As gay commercial spaces took root, so too did organizations. A 1976 issue of the Lansing Star, a local alternative newspaper, listed the MSU GLM and the Lesbian Center, along with an East Lansing support group called the Monday Night Group and Integrity, an organization for gay Episcopalians. A chapter of the Catholic gay group Dignity first met in 1978. The Lansing Association of Human Rights was established in 1979.
Particularly momentous was the formation of the Michigan Organization for Human Rights in response to the threat posed by Anita Bryant and her “Save Our Children” campaign. In June 1977, Bryant secured the repeal of a new gay rights ordinance in Dade County, Florida, and promised to take her antigay crusade to other cities.
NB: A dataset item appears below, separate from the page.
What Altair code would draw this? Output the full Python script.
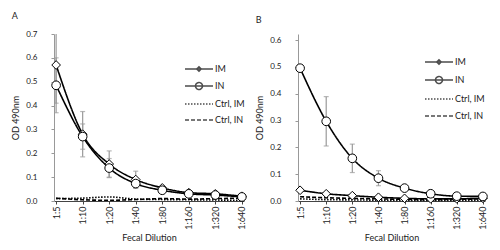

Michiganders launched MOHR to brace for attack.
While much of the impetus came from Detroit, MOHR’s founders sought to be a truly statewide collective political force. It held its founding convention in Lansing in October 1977. At the weekend confab, Barbara found herself elected to the policy council.
“I was the sole woman in this male world,” Barbara recalled, adding that she felt “there’s got to be women willing to work with men.”
(Historian Tim Retzloff teaches LGBTQ Studies at Michigan State University.)